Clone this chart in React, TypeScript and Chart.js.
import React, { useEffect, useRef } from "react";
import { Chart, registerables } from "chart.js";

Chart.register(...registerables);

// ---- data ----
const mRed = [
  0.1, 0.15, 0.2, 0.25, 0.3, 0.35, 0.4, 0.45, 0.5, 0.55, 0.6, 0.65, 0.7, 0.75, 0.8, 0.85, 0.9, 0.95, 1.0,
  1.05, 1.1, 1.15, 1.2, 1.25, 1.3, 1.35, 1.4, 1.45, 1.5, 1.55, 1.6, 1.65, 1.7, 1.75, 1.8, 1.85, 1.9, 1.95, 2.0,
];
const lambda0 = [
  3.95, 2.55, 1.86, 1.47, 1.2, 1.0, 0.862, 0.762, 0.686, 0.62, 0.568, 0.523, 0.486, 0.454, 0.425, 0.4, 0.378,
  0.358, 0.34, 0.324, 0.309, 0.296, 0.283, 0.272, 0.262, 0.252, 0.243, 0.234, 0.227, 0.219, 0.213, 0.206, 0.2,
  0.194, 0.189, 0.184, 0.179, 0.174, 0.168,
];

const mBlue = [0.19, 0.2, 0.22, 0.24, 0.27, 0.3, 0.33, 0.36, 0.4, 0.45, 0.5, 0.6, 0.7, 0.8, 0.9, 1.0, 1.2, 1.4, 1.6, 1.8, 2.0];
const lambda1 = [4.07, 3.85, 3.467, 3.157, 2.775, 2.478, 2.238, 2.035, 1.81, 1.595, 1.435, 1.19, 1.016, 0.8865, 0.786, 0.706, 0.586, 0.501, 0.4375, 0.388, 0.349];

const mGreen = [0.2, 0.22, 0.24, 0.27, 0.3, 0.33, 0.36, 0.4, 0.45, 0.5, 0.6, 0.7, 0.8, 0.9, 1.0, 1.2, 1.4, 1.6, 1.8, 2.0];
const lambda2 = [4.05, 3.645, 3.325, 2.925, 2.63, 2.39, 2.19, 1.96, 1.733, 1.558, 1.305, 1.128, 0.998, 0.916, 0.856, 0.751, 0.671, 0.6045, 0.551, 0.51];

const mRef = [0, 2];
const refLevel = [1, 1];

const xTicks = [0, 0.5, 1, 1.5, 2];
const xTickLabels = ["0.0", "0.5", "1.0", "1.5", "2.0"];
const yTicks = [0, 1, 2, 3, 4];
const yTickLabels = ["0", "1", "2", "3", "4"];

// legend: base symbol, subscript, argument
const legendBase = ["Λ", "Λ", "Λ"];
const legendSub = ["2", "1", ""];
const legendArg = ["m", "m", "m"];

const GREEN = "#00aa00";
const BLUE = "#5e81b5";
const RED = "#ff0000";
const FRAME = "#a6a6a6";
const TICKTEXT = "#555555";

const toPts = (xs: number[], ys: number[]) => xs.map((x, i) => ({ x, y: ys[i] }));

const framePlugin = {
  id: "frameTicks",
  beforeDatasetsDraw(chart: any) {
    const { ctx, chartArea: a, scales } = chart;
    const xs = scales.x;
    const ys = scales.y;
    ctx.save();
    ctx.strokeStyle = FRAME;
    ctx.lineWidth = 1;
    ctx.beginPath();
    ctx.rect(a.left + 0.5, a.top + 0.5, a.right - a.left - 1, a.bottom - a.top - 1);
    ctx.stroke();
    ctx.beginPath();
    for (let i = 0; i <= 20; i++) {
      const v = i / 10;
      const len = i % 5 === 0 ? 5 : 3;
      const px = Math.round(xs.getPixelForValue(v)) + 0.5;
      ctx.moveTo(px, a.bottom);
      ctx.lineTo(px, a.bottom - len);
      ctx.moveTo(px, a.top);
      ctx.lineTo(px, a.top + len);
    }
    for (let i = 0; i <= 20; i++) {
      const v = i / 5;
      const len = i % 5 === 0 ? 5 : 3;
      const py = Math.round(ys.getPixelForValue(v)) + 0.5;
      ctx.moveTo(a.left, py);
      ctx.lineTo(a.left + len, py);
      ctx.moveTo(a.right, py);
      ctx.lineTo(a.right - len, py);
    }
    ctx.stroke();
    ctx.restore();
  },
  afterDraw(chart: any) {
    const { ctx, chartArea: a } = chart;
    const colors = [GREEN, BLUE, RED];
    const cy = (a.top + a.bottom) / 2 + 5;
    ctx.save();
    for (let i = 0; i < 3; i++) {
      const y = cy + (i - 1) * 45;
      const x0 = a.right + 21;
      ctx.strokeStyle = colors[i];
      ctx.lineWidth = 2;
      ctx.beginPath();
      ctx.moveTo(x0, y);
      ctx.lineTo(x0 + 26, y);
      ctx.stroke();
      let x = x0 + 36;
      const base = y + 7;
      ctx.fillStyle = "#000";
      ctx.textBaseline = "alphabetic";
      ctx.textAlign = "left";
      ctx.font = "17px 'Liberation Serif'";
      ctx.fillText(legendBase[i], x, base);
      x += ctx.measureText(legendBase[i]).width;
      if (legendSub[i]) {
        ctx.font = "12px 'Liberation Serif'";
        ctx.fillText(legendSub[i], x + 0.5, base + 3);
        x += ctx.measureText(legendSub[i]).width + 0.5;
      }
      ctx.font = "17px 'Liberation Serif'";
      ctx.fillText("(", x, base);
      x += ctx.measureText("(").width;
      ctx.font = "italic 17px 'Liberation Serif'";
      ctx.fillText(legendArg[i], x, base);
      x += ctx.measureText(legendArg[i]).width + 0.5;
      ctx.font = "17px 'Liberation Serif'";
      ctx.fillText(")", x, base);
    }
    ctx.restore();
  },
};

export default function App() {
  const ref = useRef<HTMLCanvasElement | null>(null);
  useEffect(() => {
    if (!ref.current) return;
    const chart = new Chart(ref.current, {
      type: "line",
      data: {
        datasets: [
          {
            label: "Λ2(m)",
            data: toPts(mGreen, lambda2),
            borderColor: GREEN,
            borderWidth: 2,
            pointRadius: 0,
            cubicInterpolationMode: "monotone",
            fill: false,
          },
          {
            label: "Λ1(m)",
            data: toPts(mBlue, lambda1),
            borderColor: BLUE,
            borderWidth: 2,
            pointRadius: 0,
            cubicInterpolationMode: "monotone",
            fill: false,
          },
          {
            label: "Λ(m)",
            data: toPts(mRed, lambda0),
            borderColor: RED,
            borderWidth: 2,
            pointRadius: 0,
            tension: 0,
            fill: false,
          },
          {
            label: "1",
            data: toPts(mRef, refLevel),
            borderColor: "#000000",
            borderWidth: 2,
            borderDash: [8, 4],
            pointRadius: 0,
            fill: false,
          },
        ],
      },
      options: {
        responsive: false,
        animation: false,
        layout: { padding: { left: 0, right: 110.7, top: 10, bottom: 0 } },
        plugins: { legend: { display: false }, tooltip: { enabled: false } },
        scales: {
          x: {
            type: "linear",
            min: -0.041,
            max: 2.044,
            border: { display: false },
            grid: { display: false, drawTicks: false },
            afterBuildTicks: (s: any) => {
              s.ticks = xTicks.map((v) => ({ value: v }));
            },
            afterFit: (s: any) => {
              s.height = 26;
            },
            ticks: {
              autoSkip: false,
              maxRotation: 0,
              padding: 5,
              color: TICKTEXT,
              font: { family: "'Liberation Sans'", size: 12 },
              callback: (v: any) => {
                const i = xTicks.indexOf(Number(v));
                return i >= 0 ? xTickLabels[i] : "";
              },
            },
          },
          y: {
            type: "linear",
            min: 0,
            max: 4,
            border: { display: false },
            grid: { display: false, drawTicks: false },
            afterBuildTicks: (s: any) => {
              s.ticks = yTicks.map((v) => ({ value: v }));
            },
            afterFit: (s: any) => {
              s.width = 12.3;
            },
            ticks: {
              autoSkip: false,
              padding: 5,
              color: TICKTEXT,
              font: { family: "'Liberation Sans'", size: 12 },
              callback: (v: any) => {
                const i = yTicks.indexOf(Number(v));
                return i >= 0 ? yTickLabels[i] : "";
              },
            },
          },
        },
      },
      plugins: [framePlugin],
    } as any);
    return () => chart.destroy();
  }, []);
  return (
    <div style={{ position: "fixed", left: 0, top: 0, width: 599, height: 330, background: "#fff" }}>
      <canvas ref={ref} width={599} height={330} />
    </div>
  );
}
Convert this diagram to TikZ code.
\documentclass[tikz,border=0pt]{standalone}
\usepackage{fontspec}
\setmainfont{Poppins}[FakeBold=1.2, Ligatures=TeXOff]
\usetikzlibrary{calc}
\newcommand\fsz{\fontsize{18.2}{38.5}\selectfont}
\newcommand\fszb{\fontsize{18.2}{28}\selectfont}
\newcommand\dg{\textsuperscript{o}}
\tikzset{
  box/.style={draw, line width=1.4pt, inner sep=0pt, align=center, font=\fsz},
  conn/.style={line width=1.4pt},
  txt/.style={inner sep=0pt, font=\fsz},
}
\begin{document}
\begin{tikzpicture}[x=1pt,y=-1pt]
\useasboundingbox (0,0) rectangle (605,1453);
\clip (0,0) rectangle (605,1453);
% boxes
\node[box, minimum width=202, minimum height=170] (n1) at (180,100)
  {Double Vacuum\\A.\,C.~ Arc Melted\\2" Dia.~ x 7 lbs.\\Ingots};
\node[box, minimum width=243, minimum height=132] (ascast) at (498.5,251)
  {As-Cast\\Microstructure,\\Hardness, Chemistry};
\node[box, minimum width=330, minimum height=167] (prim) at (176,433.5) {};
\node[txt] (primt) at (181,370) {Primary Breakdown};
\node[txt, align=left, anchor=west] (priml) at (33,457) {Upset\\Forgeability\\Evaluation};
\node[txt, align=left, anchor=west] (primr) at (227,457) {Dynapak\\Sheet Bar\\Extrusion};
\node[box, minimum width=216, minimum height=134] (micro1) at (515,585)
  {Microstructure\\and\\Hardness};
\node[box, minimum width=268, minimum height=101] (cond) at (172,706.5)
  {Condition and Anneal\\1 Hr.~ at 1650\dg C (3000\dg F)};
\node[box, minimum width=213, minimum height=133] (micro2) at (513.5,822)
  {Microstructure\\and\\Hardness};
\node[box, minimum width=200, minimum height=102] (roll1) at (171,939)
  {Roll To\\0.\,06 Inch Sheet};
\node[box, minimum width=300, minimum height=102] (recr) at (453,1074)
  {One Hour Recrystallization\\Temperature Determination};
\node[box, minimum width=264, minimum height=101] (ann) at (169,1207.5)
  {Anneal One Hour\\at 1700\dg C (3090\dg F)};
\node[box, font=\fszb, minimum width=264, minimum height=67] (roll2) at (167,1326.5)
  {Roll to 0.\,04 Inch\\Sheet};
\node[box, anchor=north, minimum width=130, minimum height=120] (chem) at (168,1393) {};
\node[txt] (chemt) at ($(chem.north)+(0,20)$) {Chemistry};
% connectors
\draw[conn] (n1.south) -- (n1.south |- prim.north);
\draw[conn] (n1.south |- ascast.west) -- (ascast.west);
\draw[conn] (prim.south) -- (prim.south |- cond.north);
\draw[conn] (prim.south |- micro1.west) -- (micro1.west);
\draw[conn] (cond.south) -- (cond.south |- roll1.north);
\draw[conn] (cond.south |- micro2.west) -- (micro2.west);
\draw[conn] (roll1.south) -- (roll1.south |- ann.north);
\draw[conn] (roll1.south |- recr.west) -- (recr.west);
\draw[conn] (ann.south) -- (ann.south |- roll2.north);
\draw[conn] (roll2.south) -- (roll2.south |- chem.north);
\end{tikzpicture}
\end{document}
==============================
Using the entries above, quote each line verbatim from the first through the line that contains "Chart.register(...registerables);".

Clone this chart in React, TypeScript and Chart.js.
import React, { useEffect, useRef } from "react";
import { Chart, registerables } from "chart.js";

Chart.register(...registerables);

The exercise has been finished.